One of the best things about having a diverse change team that supports cross-functional work is that the team will help drive buy-in throughout the organization because the team members come from various stakeholder groups and have credibility with their “home” team. Cross-functional teams include individuals from the different areas that will be impacted by the change.

Cross-functional teams were the hot thing back in the 1990s when people started bragging about how they were so matrixed and dotted-lined into someone else. Today’s cross-functional teams dealing with change need to up the ante a bit. Here’s how you can support cross-functional teamwork during change:

  • Encourage self-direction. Organizational charts are great, but if you pick the right people and have a well-thought-out plan and a clear vision, the team can start deciding what to do to reach its goals. Your role as a change leader should focus on where the team needs to go; let the team decide how to get there.

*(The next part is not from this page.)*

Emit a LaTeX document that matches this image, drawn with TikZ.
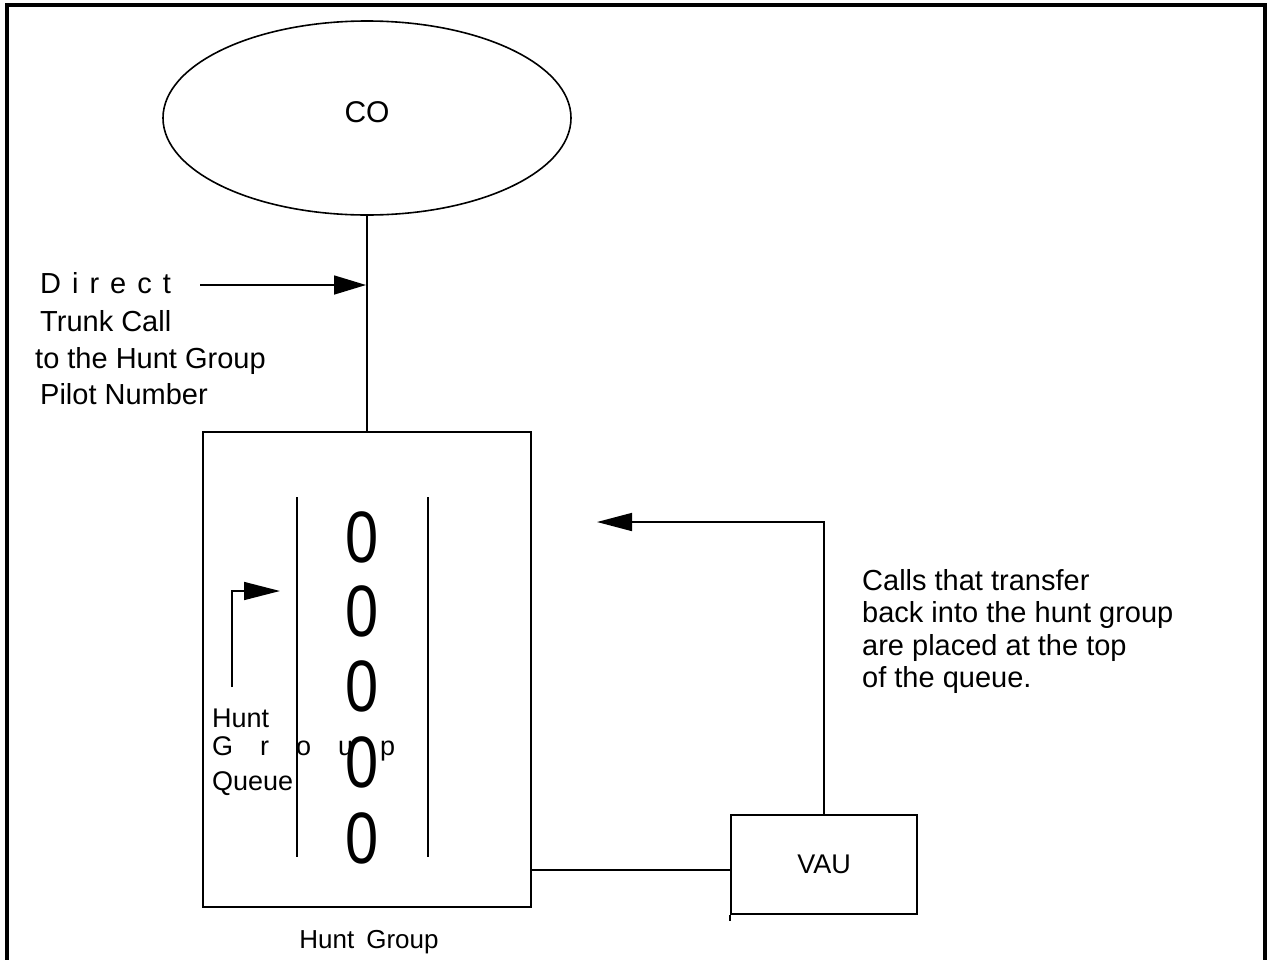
\documentclass[tikz,border=0pt]{standalone}
\usepackage{fontspec}
\setmainfont{Liberation Sans}
\usetikzlibrary{shapes.geometric,arrows.meta}
\begin{document}
\begin{tikzpicture}[x=1pt,y=-1pt,
  thinline/.style={line width=1.6pt},
  boxline/.style={line width=2.8pt},
  bigtip/.style={-{Triangle[length=32pt,width=19pt]}},
  txt/.style={inner sep=0pt,font=\fontsize{29}{35}\selectfont},
  small/.style={inner sep=0pt,font=\fontsize{26}{30}\selectfont},
  zero/.style={inner sep=0pt,xscale=0.85,yscale=1.04,font=\fontsize{70}{70}\selectfont}]
\useasboundingbox (0,0) rectangle (1271,959);
% frame
\draw[line width=4.5pt] (7,961) -- (7,5) -- (1265,5) -- (1265,961);
% CO
\node[draw,thinline,ellipse,minimum width=408pt,minimum height=194pt,inner sep=0pt,
  font=\fontsize{30}{30}\selectfont] (co) at (367,118) {};
\node[inner sep=0pt,font=\fontsize{30}{30}\selectfont] (cotxt) at (367,112) {CO};
% Hunt group box
\node[draw,boxline,minimum width=328pt,minimum height=475pt,inner sep=0pt] (hg) at (367,669.5) {};
\draw[thinline] (co.south) -- (co.south |- hg.north);
% Direct trunk call text
\node[txt,anchor=base west] (t1) at (40,293) {{\spaceskip=11pt D i r e c t}};
\node[txt,anchor=base west] (t2) at (40,331) {Trunk Call};
\node[txt,anchor=base west] (t3) at (35,368) {to the Hunt Group};
\node[txt,anchor=base west] (t4) at (40,404) {Pilot Number};
\coordinate (dstart) at (200,285);
\coordinate (dtip) at (366,285);
\draw[thinline,bigtip] (dstart) -- (dtip);
% queue
\coordinate (ql1) at (297,497);
\coordinate (ql2) at (297,857);
\coordinate (qr1) at (428,497);
\coordinate (qr2) at (428,857);
\draw[line width=2.5pt] (ql1) -- (ql2);
\draw[line width=2.5pt] (qr1) -- (qr2);
\node[zero] (z1) at (362,537) {0};
\node[zero] (z2) at (362,611) {0};
\node[zero] (z3) at (362,686) {0};
\node[zero] (z4) at (362,762) {0};
\node[zero] (z5) at (362,838) {0};
% queue label and arrow
\node[small,font=\fontsize{27}{30}\selectfont,anchor=base west] (q1) at (212,727) {Hunt};
\node[small,font=\fontsize{27}{30}\selectfont,anchor=base west] (q2) at (212,755) {{\spaceskip=27pt G r o u p}};
\node[small,font=\fontsize{27}{30}\selectfont,anchor=base west] (q3) at (212,790) {Queue};
\coordinate (qa1) at (232,687);
\coordinate (qa2) at (232,591);
\coordinate (qa3) at (280,591);
\draw[thinline,-{Triangle[length=36pt,width=18pt]}] (qa1) -- (qa2) -- (qa3);
% Hunt Group label
\node[small,font=\fontsize{26}{30}\selectfont,anchor=base] (hgl) at (369,948) {Hunt\hspace{12pt}Group};
% VAU
\node[draw,boxline,minimum width=186pt,minimum height=99pt,inner sep=0pt,
  font=\fontsize{27}{30}\selectfont] (vau) at (824,864.5) {VAU};
\draw[line width=2pt] (vau.south west) -- ++(0,6);
\draw[thinline] (hg.east |- 0,870) -- (vau.west |- 0,870);
\coordinate (rt) at (824,522);
\coordinate (rtip) at (597,522);
\draw[thinline,-{Triangle[length=35pt,width=18pt]}] (vau.north) -- (rt) -- (rtip);
% right text
\node[txt,anchor=base west] (r1) at (862,590) {Calls that transfer};
\node[txt,anchor=base west] (r2) at (862,622) {back into the hunt group};
\node[txt,anchor=base west] (r3) at (862,655) {are placed at the top};
\node[txt,anchor=base west] (r4) at (862,687) {of the queue.};
\end{tikzpicture}
\end{document}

  • Recruit leaders who facilitate discussion, ideas, and options. Cross-functional teams that quickly fizzle out are led by imposing leaders who micromanage every line on their fancy Gantt chart.

  • Allow cross-functional teams to be diverse. Novice change leaders tend to pick people just like them to work on the team. Don’t make this mistake. It takes all types of people to make change happen, so select people to work on your team who have skills you may not have. Balance out strong data- and project-management employees with individuals who connect well with people and emotions.

  • Know that the team members weren’t born yesterday. You picked these team members because of their track record, so let their past experiences shine. Give team members enough opportunity to share their past experiences and incorporate these personal lessons learned into the project and communication plan.